• _TASK GOAL_:
Word for word, copy all the data and drop the pictures.

• _DATASET EXTRACT_:

+===+

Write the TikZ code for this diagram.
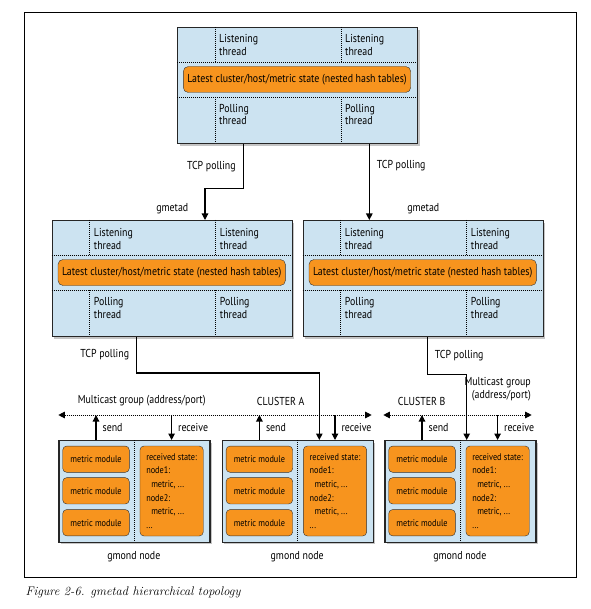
\documentclass[tikz,border=0pt]{standalone}
\usepackage{fontspec}
\setsansfont[FakeStretch=0.86]{PT Sans}
\usepackage{tikz}
\usetikzlibrary{arrows.meta}
\usetikzlibrary{shadows}
\usetikzlibrary{positioning}
\definecolor{mblue}{HTML}{CCE3F1}
\definecolor{morange}{HTML}{F7941E}
\tikzset{lbl/.style = {font = \sffamily\fontsize{11.5}{13}\selectfont, inner sep = 1pt}}
\tikzset{small/.style = {font = \sffamily\fontsize{9.6}{13.6}\selectfont}}
\tikzset{thr/.style = {lbl, anchor = west, align = left}}
\tikzset{sep/.style = {line width = 0.9pt, dash pattern = on 1pt off 1pt}}
\tikzset{shade/.style = {drop shadow = {shadow xshift = 2pt, shadow yshift = -2pt, fill = black!45}}}
\tikzset{gbox/.style = {draw = black!85, line width = 1.2pt, fill = mblue, anchor = north west,
    minimum width = 240, minimum height = 116, inner sep = 0, shade}}
\tikzset{nbox/.style = {gbox, minimum width = 151, minimum height = 101.7}}
\tikzset{state/.style = {lbl, draw = black!80, fill = morange, rounded corners = 5pt,
    minimum width = 227.4, minimum height = 26, inner sep = 0}}
\tikzset{module/.style = {small, draw = black!80, fill = morange, rounded corners = 4pt,
    minimum width = 66.6, minimum height = 26.3, inner sep = 0}}
\tikzset{recv/.style = {module, minimum width = 63.3, minimum height = 90, align = left}}
\tikzset{tcp/.style = {line width = 1.2pt, -{Triangle[width = 6.5pt, length = 6.5pt]}}}
\tikzset{mcast/.style = {sep, {Triangle[width = 6.5pt, length = 6.5pt]}-{Triangle[width = 6.5pt, length = 6.5pt]}}}

\newcommand{\gmetadbox}[3]{%
  \begin{scope}[shift = {(#2, #3)}]
    \node [gbox] (#1) at (0, 0) {};
    \draw [sep] (0, 35) -- (240, 35);
    \draw [sep] (0, 70) -- (240, 70);
    \foreach \x in {38, 164} {
      \draw [sep] (\x, 0) -- (\x, 35);
      \draw [sep] (\x, 70) -- (\x, 116);
      \node [thr] (#1-listen\x) at (\x + 3, 18.5) {Listening\\thread};
      \node [thr] (#1-poll\x) at (\x + 3, 87.5) {Polling\\thread};
    }
    \node [state] (#1-state) at (120, 52.5) {Latest cluster/host/metric state (nested hash tables)};
  \end{scope}}

\newcommand{\gmondbox}[3]{%
  \begin{scope}[shift = {(#2, #3)}]
    \node [nbox] (#1) at (0, 0) {};
    \draw [sep] (76, 0) -- (76, 101.7);
    \foreach \y [count = \i] in {19.2, 50.8, 82.7}
      \node [module] (#1-m\i) at (37.7, \y) {metric module};
    \node [recv] (#1-r) at (113.3, 51) {received state:\\node1:\\\hspace*{5pt}metric, ...\\node2:\\\hspace*{5pt}metric, ...\\...};
    \node [lbl] (#1-name) at (75.5, 116.7) {gmond node};
  \end{scope}}

\begin{document}
\begin{tikzpicture}[x = 1pt, y = -1pt]
  \useasboundingbox (0, 0) rectangle (590, 609);
  \draw [line width = 0.9pt] (24, 12) rectangle (576, 577);

  \gmetadbox{top}{177}{27}
  \gmetadbox{midL}{51.7}{220}
  \gmetadbox{midR}{302.7}{220}

  \gmondbox{gA1}{58.3}{440}
  \gmondbox{gA2}{221.7}{440}
  \gmondbox{gB}{384.3}{440}

  \node [lbl, above = 5pt] (gmetadL) at (midL.north) {gmetad};
  \node [lbl, above = 5pt] (gmetadR) at (midR.north) {gmetad};

  \draw [tcp] ([xshift = 66.3]top.south west) -- node [lbl, left = 6pt] (tcp1) {TCP polling}
    ++(0, 44) -| ([xshift = 153.3]midL.north west);
  \draw [tcp] ([xshift = 192.3]top.south west) -- node [lbl, right = 6pt, pos = 0.28] (tcp2) {TCP polling}
    ([xshift = 66.6]midR.north west);
  \draw [tcp] ([xshift = 85]midL.south west) -- node [lbl, left = 6pt] (tcp3) {TCP polling}
    ++(0, 35.7) -| ([xshift = 97.6]gA2.north west);
  \draw [tcp] ([xshift = 124.6]midR.south west) -- node [lbl, right = 6pt] (tcp4) {TCP polling}
    ++(0, 37.3) -| ([xshift = 82.4]gB.north west);

  \coordinate (mcA-w) at (58.3, 415);
  \coordinate (mcA-e) at (371.7, 415);
  \coordinate (mcB-w) at (383.3, 415);
  \coordinate (mcB-e) at (531.7, 415);
  \draw [mcast] (mcA-w) -- (mcA-e);
  \draw [mcast] (mcB-w) -- (mcB-e);

  \node [lbl] (groupA) at (141.7, 401) {Multicast group (address/port)};
  \node [lbl] (clusterA) at (280.7, 401) {CLUSTER A};
  \node [lbl] (clusterB) at (421.7, 401) {CLUSTER B};
  \node [lbl, anchor = east, align = right] (groupB) at (532, 389) {Multicast group\\(address/port)};

  \foreach \g/\m in {gA1/mcA-w, gA2/mcA-w, gB/mcB-w} {
    \draw [tcp] (\g-m1 |- \g.north) -- node [lbl, right = 5pt] (\g-send) {send} (\g-m1 |- \m);
    \draw [tcp] (\g-r |- \m) -- node [lbl, right = 5pt] (\g-recv) {receive} (\g-r |- \g.north);
  }

  \node [anchor = west, font = \itshape\fontsize{12.5}{14}\selectfont] (caption) at (22, 592)
    {Figure 2-6. gmetad hierarchical topology};
\end{tikzpicture}
\end{document}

+===+

• _REPLY TO THE TASK_:
Write the TikZ code for this diagram.
\documentclass[tikz,border=0pt]{standalone}
\usepackage{fontspec}
\setsansfont[FakeStretch=0.86]{PT Sans}
\usepackage{tikz}
\usetikzlibrary{arrows.meta}
\usetikzlibrary{shadows}
\usetikzlibrary{positioning}
\definecolor{mblue}{HTML}{CCE3F1}
\definecolor{morange}{HTML}{F7941E}
\tikzset{lbl/.style = {font = \sffamily\fontsize{11.5}{13}\selectfont, inner sep = 1pt}}
\tikzset{small/.style = {font = \sffamily\fontsize{9.6}{13.6}\selectfont}}
\tikzset{thr/.style = {lbl, anchor = west, align = left}}
\tikzset{sep/.style = {line width = 0.9pt, dash pattern = on 1pt off 1pt}}
\tikzset{shade/.style = {drop shadow = {shadow xshift = 2pt, shadow yshift = -2pt, fill = black!45}}}
\tikzset{gbox/.style = {draw = black!85, line width = 1.2pt, fill = mblue, anchor = north west,
    minimum width = 240, minimum height = 116, inner sep = 0, shade}}
\tikzset{nbox/.style = {gbox, minimum width = 151, minimum height = 101.7}}
\tikzset{state/.style = {lbl, draw = black!80, fill = morange, rounded corners = 5pt,
    minimum width = 227.4, minimum height = 26, inner sep = 0}}
\tikzset{module/.style = {small, draw = black!80, fill = morange, rounded corners = 4pt,
    minimum width = 66.6, minimum height = 26.3, inner sep = 0}}
\tikzset{recv/.style = {module, minimum width = 63.3, minimum height = 90, align = left}}
\tikzset{tcp/.style = {line width = 1.2pt, -{Triangle[width = 6.5pt, length = 6.5pt]}}}
\tikzset{mcast/.style = {sep, {Triangle[width = 6.5pt, length = 6.5pt]}-{Triangle[width = 6.5pt, length = 6.5pt]}}}

\newcommand{\gmetadbox}[3]{%
  \begin{scope}[shift = {(#2, #3)}]
    \node [gbox] (#1) at (0, 0) {};
    \draw [sep] (0, 35) -- (240, 35);
    \draw [sep] (0, 70) -- (240, 70);
    \foreach \x in {38, 164} {
      \draw [sep] (\x, 0) -- (\x, 35);
      \draw [sep] (\x, 70) -- (\x, 116);
      \node [thr] (#1-listen\x) at (\x + 3, 18.5) {Listening\\thread};
      \node [thr] (#1-poll\x) at (\x + 3, 87.5) {Polling\\thread};
    }
    \node [state] (#1-state) at (120, 52.5) {Latest cluster/host/metric state (nested hash tables)};
  \end{scope}}

\newcommand{\gmondbox}[3]{%
  \begin{scope}[shift = {(#2, #3)}]
    \node [nbox] (#1) at (0, 0) {};
    \draw [sep] (76, 0) -- (76, 101.7);
    \foreach \y [count = \i] in {19.2, 50.8, 82.7}
      \node [module] (#1-m\i) at (37.7, \y) {metric module};
    \node [recv] (#1-r) at (113.3, 51) {received state:\\node1:\\\hspace*{5pt}metric, ...\\node2:\\\hspace*{5pt}metric, ...\\...};
    \node [lbl] (#1-name) at (75.5, 116.7) {gmond node};
  \end{scope}}

\begin{document}
\begin{tikzpicture}[x = 1pt, y = -1pt]
  \useasboundingbox (0, 0) rectangle (590, 609);
  \draw [line width = 0.9pt] (24, 12) rectangle (576, 577);

  \gmetadbox{top}{177}{27}
  \gmetadbox{midL}{51.7}{220}
  \gmetadbox{midR}{302.7}{220}

  \gmondbox{gA1}{58.3}{440}
  \gmondbox{gA2}{221.7}{440}
  \gmondbox{gB}{384.3}{440}

  \node [lbl, above = 5pt] (gmetadL) at (midL.north) {gmetad};
  \node [lbl, above = 5pt] (gmetadR) at (midR.north) {gmetad};

  \draw [tcp] ([xshift = 66.3]top.south west) -- node [lbl, left = 6pt] (tcp1) {TCP polling}
    ++(0, 44) -| ([xshift = 153.3]midL.north west);
  \draw [tcp] ([xshift = 192.3]top.south west) -- node [lbl, right = 6pt, pos = 0.28] (tcp2) {TCP polling}
    ([xshift = 66.6]midR.north west);
  \draw [tcp] ([xshift = 85]midL.south west) -- node [lbl, left = 6pt] (tcp3) {TCP polling}
    ++(0, 35.7) -| ([xshift = 97.6]gA2.north west);
  \draw [tcp] ([xshift = 124.6]midR.south west) -- node [lbl, right = 6pt] (tcp4) {TCP polling}
    ++(0, 37.3) -| ([xshift = 82.4]gB.north west);

  \coordinate (mcA-w) at (58.3, 415);
  \coordinate (mcA-e) at (371.7, 415);
  \coordinate (mcB-w) at (383.3, 415);
  \coordinate (mcB-e) at (531.7, 415);
  \draw [mcast] (mcA-w) -- (mcA-e);
  \draw [mcast] (mcB-w) -- (mcB-e);

  \node [lbl] (groupA) at (141.7, 401) {Multicast group (address/port)};
  \node [lbl] (clusterA) at (280.7, 401) {CLUSTER A};
  \node [lbl] (clusterB) at (421.7, 401) {CLUSTER B};
  \node [lbl, anchor = east, align = right] (groupB) at (532, 389) {Multicast group\\(address/port)};

  \foreach \g/\m in {gA1/mcA-w, gA2/mcA-w, gB/mcB-w} {
    \draw [tcp] (\g-m1 |- \g.north) -- node [lbl, right = 5pt] (\g-send) {send} (\g-m1 |- \m);
    \draw [tcp] (\g-r |- \m) -- node [lbl, right = 5pt] (\g-recv) {receive} (\g-r |- \g.north);
  }

  \node [anchor = west, font = \itshape\fontsize{12.5}{14}\selectfont] (caption) at (22, 592)
    {Figure 2-6. gmetad hierarchical topology};
\end{tikzpicture}
\end{document}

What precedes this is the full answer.